═══ LISTED RECORDS

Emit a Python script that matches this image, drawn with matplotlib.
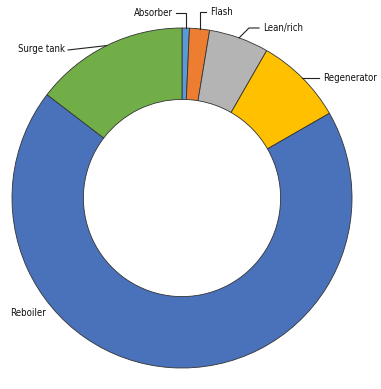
import numpy as np
import matplotlib.pyplot as plt

# share of each component (percent)
labels = ["Absorber", "Flash", "Lean/rich", "Regenerator", "Reboiler", "Surge tank"]
values = [0.7, 1.9, 5.7, 8.4, 68.7, 14.6]
colors = ["#5B9BD5", "#ED7D31", "#B4B4B4", "#FFC000", "#4A72BB", "#72AE48"]

plt.rcParams['font.family'] = ['DejaVu Sans']

fig = plt.figure(figsize=(3.81, 3.89), dpi=100)
# pie centre ~ (182, 198) px, radius ~170 px
ax = fig.add_axes([12 / 381, (389 - 368) / 389, 340 / 381, 340 / 389])
wedges, _ = ax.pie(values, colors=colors, startangle=90, counterclock=False,
                   radius=1.0, wedgeprops=dict(width=0.42, edgecolor="#333333", linewidth=0.6))
ax.set_xlim(-1, 1)
ax.set_ylim(-1, 1)
ax.set_aspect("equal")
ax.axis("off")

def px(x, y):
    return (x - 182) / 170.0, (198 - y) / 170.0

def edge(i):
    w = wedges[i]
    a = np.deg2rad((w.theta1 + w.theta2) / 2)
    return np.cos(a), np.sin(a)

lc = dict(color="#222222", lw=0.8)
tk = dict(fontsize=6.9, fontstretch="condensed", color="#111111")

# Absorber
ex, ey = edge(0)
x1, y1 = px(176, 13)
ax.plot([x1, ex, ex], [y1, y1, ey], clip_on=False, **lc)
ax.text(px(173, 13)[0], y1, labels[0], ha="right", va="center", **tk)

# Flash
ex, ey = edge(1)
x1, y1 = px(206, 12)
ax.plot([x1, ex, ex], [y1, y1, ey], clip_on=False, **lc)
ax.text(px(210, 12)[0], y1, labels[1], ha="left", va="center", **tk)

# Lean/rich
ex, ey = edge(2)
x1, y1 = px(259, 28)
x2, _ = px(249, 28)
ax.plot([x1, x2, ex], [y1, y1, ey], clip_on=False, **lc)
ax.text(px(263, 28)[0], y1, labels[2], ha="left", va="center", **tk)

# Regenerator
ex, ey = edge(3)
x1, _ = px(319, 75)
ax.plot([x1, ex], [ey, ey], clip_on=False, **lc)
ax.text(px(323, 75)[0], ey, labels[3], ha="left", va="center", **tk)

# Surge tank
ex, ey = edge(5)
x1, y1 = px(68, 50)
ax.plot([x1, ex], [y1, ey], clip_on=False, **lc)
ax.text(px(65, 49)[0], px(65, 49)[1], labels[5], ha="right", va="center", **tk)

# Reboiler (no leader)
rx, ry = px(10, 313)
ax.text(rx, ry, labels[4], ha="left", va="center", **tk)

fig.savefig("out.png", dpi=100)
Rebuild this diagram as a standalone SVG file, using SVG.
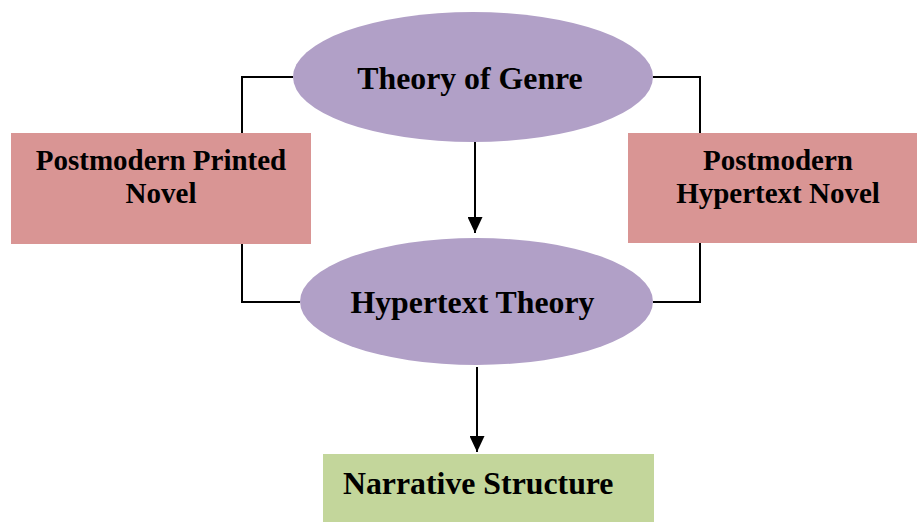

══════

• **EXERCISE BRIEF**: Copy the records above exactly, from the first line through the line containing "plt.rcParams['font.family'] = ['DejaVu Sans']", and leave out the pictures.

• **WRITTEN ANSWER**:
Emit a Python script that matches this image, drawn with matplotlib.
import numpy as np
import matplotlib.pyplot as plt

# share of each component (percent)
labels = ["Absorber", "Flash", "Lean/rich", "Regenerator", "Reboiler", "Surge tank"]
values = [0.7, 1.9, 5.7, 8.4, 68.7, 14.6]
colors = ["#5B9BD5", "#ED7D31", "#B4B4B4", "#FFC000", "#4A72BB", "#72AE48"]

plt.rcParams['font.family'] = ['DejaVu Sans']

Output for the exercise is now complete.